An element of $[0,1]$ is in the cantor set iff it can be written in ternary form (base $3$) $(0.a_1 a_2 ... a_n ...)$ with $a_n \neq 1$, for all $n \in \Bbb N$.
How is this possible? The book I'm reading says it should be obvious and does not provide any proof. If $(0.a_1 a_2 ... a_n ...) = (0.1)$ in base $3$, then in base $10$ it's $\frac{1}{3}$, which is an element of the cantor set, which seems to be a contradiction.
On
Consider the open intervals removed from $[0,1]$ to get the Cantor set. By induction on $n,$ these are all those,and only those intervals of the form $(a 3^{-n}, (a+1)3^{-n})$ where $3^n>a\in N$ and $a\equiv 1 \pmod 3.$
Show that any member of one of these intervals cannot be represented in base $3$ without using the digit $1.$
If $x\in [0.1]$ and $x$ cannot be represented in base $3$ without using the digit $1,$ take a representation of $x$ and consider the least $n$ such that the $n$th digit is $1.$ Now observe:
....... The subsequent digits cannot all be $0$'s, else we have another representation of $x$ by replacing the $n$th digit with $0$, and all subsequent digits with $2$'s, but that would be a representation of $x$ with no $1$'s.
.......The subsequent digits cannot be all $2$'s, else we have another representation of $x$ by replacing the $n$th digit with $2$, and all subsequent digits with $0$'s,but that would be a representation for $x$ with no $1$'s.

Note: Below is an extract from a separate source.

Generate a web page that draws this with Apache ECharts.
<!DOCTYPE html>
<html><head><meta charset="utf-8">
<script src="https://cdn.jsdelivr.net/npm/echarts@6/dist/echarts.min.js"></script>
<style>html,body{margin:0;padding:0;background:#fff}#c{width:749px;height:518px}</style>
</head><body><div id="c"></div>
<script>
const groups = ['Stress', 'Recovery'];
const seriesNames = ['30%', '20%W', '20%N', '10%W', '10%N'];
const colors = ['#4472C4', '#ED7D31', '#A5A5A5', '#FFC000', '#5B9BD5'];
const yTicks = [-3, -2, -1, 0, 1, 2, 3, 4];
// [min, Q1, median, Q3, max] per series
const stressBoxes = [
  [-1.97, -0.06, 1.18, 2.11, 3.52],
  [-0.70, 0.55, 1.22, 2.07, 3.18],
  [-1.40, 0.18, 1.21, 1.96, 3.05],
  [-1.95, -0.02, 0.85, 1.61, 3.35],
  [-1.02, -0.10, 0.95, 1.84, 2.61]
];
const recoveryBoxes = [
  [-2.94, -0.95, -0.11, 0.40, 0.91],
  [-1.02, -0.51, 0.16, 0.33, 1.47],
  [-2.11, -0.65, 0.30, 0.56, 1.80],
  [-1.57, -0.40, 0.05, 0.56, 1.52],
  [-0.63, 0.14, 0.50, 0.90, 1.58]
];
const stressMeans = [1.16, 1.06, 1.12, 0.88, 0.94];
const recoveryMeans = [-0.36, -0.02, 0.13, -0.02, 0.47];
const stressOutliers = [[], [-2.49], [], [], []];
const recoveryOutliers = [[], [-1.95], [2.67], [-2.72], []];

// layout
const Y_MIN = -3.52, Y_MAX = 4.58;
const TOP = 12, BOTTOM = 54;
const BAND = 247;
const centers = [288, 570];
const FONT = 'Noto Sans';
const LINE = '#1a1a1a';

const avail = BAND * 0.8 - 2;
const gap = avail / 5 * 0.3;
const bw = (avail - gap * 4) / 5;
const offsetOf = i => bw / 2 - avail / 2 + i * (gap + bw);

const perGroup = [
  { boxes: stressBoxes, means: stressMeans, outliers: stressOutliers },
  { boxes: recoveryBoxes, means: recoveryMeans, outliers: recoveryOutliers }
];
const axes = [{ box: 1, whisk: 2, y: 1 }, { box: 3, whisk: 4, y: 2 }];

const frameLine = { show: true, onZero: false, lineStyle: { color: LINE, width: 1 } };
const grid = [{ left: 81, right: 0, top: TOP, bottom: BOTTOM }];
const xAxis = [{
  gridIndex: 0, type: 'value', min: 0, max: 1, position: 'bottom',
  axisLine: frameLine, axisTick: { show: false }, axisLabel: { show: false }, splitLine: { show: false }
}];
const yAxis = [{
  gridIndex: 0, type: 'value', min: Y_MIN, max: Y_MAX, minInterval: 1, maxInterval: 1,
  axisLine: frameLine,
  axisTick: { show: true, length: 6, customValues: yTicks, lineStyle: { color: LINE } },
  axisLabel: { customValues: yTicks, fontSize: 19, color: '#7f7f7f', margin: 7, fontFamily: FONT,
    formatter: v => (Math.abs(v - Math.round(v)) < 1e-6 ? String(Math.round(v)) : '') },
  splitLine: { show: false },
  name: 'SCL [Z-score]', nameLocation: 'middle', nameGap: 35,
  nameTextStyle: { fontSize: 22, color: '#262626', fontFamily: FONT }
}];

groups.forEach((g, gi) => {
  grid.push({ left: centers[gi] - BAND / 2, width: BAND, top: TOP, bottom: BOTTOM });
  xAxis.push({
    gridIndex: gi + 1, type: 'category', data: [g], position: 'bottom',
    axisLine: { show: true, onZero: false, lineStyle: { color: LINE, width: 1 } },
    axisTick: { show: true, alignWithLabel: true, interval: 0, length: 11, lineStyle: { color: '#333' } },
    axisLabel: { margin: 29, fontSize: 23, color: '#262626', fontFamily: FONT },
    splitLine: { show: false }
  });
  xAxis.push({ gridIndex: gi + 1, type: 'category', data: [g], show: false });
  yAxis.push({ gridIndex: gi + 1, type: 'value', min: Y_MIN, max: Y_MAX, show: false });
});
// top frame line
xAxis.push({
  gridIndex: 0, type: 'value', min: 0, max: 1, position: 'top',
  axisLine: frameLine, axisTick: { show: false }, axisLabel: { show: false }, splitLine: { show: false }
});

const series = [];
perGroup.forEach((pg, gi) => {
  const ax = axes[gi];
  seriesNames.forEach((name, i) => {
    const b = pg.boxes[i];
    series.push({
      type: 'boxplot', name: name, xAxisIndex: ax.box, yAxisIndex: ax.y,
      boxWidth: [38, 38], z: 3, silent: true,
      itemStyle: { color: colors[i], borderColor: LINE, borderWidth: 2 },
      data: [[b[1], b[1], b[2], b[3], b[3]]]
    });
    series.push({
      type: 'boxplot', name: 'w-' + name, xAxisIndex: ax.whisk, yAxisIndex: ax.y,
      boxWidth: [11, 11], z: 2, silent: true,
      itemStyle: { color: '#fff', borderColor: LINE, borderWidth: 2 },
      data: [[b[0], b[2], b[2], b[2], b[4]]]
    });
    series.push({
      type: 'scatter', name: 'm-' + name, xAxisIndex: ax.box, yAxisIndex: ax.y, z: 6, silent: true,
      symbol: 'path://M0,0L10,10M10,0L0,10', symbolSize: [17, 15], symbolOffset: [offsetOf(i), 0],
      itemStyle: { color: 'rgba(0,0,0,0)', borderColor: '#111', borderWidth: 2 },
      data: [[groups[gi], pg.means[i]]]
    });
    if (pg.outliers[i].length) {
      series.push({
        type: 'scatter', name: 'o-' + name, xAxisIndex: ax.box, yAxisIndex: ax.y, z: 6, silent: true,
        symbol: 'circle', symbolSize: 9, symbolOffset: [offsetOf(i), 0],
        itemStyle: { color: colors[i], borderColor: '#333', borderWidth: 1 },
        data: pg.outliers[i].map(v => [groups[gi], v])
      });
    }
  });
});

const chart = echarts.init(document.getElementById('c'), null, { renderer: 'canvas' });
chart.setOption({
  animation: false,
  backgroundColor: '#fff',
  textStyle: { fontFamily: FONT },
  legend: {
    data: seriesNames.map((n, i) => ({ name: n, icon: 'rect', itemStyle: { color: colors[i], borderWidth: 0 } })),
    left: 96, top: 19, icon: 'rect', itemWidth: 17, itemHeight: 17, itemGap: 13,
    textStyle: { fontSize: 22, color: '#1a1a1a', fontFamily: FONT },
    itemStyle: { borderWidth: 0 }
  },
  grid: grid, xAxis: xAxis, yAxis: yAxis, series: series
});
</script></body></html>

....... So $x=3^{-n}a +y$ where $3^n>a\in N$ with $a\equiv 1 \pmod 3,$ and $0<y<3^{-n},$ so x is in one of the open intervals that were removed.
Please note the comment to your Q from GEdgar.
But $\frac 13$ can also be written in ternary as $0.02222222\ldots$, which does not have a $1$ anywhere.
The standard "middle third" construction of the Cantor set may be interpreted the following way: Iteration $n$ removes, from the remaining set, all numbers that in the $n$-th place of any of its ternary expansions must have a $1$ (remember that numbers that has a terminating ternary representation also has a ternary representation ending in repeated $2$'s). Thus, the ones that are left are the ones that may be written using only $0$ and $2$.
So, for instance, in the first iteration, $0.1$ is not removed because it may be written as $0.022222\ldots$, and $0.1222222\ldots$ is not removed because it may be written as $0.2$. Any number between those two, however, must have a $1$ in its $a_1$-place, and is therefore removed.